*Set task*. Reproduce exactly the lines below, from the first one through the line containing "import seaborn as sns", and omit any pictures.

*Data shown*.
※
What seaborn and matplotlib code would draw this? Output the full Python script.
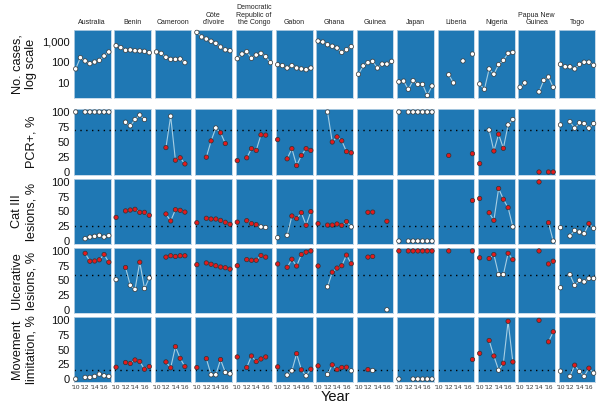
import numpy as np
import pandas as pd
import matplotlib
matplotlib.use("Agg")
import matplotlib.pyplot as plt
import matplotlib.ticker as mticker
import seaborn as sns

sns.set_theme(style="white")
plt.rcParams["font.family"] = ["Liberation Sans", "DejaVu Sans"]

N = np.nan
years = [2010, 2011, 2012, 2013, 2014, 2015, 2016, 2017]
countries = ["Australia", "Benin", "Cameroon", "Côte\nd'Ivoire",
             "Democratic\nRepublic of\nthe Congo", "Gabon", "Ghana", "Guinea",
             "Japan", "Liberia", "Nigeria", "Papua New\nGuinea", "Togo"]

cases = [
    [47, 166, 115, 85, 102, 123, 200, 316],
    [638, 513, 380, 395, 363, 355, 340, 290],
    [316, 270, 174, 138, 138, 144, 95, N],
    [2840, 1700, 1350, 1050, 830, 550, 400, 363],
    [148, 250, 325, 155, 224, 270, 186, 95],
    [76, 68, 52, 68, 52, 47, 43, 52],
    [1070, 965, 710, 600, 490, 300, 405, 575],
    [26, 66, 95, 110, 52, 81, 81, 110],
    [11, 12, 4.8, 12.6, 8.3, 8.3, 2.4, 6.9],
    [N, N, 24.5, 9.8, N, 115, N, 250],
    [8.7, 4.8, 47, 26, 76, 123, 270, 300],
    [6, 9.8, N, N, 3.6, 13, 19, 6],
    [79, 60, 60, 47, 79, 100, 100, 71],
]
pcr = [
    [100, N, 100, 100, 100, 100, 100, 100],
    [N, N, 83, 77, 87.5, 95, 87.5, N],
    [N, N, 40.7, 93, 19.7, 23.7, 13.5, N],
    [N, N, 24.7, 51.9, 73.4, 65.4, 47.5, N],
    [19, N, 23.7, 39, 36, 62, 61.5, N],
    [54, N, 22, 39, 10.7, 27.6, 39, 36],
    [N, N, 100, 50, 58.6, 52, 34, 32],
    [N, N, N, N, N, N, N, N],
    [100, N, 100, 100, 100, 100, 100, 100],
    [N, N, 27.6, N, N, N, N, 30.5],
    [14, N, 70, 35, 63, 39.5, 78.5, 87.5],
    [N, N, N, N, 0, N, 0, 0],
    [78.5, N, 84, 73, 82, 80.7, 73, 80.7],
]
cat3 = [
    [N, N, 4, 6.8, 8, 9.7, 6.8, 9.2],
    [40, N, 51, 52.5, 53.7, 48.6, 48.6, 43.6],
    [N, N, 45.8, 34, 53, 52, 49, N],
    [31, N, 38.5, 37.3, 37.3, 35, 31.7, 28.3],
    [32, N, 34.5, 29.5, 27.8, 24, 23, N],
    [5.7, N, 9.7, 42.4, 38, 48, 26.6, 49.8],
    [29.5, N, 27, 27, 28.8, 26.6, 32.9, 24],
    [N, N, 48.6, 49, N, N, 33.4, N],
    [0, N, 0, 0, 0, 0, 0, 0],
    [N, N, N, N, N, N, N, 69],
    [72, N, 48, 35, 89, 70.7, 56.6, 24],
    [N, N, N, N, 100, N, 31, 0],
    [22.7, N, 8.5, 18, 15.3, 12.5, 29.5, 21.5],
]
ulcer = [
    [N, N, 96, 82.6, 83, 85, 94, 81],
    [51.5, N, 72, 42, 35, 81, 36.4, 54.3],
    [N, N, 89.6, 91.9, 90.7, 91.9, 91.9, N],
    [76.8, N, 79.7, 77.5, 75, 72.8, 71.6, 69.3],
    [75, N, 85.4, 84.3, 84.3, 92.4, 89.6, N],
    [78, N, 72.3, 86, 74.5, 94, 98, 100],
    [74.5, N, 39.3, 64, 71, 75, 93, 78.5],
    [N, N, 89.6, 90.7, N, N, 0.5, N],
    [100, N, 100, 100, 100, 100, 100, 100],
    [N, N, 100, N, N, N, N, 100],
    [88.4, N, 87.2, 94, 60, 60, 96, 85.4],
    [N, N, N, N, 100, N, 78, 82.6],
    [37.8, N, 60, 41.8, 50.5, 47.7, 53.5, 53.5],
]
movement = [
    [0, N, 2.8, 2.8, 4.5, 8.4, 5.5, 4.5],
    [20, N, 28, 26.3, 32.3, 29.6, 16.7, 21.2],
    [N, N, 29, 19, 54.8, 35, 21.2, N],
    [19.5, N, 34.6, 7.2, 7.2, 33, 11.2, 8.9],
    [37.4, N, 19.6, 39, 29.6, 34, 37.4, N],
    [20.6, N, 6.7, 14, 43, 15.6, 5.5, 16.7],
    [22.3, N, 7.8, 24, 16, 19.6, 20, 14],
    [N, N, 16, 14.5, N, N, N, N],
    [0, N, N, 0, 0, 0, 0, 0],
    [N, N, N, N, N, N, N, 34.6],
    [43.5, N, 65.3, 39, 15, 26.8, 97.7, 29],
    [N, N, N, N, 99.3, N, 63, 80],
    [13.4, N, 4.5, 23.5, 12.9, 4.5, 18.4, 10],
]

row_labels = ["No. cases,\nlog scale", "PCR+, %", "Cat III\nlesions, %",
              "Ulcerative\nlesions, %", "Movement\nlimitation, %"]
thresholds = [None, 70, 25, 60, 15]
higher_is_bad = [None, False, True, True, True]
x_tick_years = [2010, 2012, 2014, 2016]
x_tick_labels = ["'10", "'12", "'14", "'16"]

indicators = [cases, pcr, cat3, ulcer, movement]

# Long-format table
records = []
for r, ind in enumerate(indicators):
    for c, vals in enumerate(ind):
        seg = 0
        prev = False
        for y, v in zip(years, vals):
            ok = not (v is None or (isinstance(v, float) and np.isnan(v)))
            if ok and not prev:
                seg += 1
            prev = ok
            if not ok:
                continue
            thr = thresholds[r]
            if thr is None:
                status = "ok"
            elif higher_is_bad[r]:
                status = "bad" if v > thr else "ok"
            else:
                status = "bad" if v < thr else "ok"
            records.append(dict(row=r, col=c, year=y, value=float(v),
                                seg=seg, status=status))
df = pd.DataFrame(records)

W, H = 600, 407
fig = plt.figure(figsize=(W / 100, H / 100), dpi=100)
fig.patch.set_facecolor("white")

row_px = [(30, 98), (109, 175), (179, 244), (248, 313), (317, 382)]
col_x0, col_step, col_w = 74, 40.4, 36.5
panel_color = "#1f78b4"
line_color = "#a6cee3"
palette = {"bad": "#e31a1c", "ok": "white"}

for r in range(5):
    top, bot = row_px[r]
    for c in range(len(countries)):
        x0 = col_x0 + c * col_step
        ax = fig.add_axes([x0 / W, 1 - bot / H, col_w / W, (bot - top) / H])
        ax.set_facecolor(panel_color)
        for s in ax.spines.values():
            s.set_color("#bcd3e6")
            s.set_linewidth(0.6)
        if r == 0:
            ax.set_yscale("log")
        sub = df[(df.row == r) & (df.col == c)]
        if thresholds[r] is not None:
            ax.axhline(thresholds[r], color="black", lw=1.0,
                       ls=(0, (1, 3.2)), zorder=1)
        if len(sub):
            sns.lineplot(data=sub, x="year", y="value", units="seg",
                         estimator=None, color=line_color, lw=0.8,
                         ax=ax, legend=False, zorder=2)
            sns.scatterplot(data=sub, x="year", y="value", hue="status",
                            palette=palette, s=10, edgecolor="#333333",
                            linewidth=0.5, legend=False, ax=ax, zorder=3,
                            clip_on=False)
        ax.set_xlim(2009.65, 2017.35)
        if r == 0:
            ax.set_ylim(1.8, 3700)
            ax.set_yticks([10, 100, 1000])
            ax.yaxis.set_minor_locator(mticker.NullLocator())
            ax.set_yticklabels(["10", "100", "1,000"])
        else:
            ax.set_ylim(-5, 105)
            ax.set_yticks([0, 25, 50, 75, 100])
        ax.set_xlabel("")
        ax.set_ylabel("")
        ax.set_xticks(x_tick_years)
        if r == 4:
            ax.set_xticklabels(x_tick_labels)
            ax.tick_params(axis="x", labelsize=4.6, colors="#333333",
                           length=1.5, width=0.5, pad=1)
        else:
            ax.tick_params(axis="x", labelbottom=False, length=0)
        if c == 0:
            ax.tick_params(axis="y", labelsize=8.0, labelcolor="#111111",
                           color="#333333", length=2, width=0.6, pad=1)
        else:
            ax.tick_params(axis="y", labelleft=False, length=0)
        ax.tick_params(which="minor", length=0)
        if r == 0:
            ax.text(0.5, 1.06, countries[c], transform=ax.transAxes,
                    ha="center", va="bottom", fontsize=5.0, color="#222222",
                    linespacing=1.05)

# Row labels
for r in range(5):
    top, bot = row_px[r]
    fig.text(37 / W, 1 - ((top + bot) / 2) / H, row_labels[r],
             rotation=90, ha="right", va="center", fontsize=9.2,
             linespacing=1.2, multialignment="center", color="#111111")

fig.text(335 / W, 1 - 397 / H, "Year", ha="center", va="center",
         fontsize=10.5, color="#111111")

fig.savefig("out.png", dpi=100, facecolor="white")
※
*Result of the exercise*.
What seaborn and matplotlib code would draw this? Output the full Python script.
import numpy as np
import pandas as pd
import matplotlib
matplotlib.use("Agg")
import matplotlib.pyplot as plt
import matplotlib.ticker as mticker
import seaborn as sns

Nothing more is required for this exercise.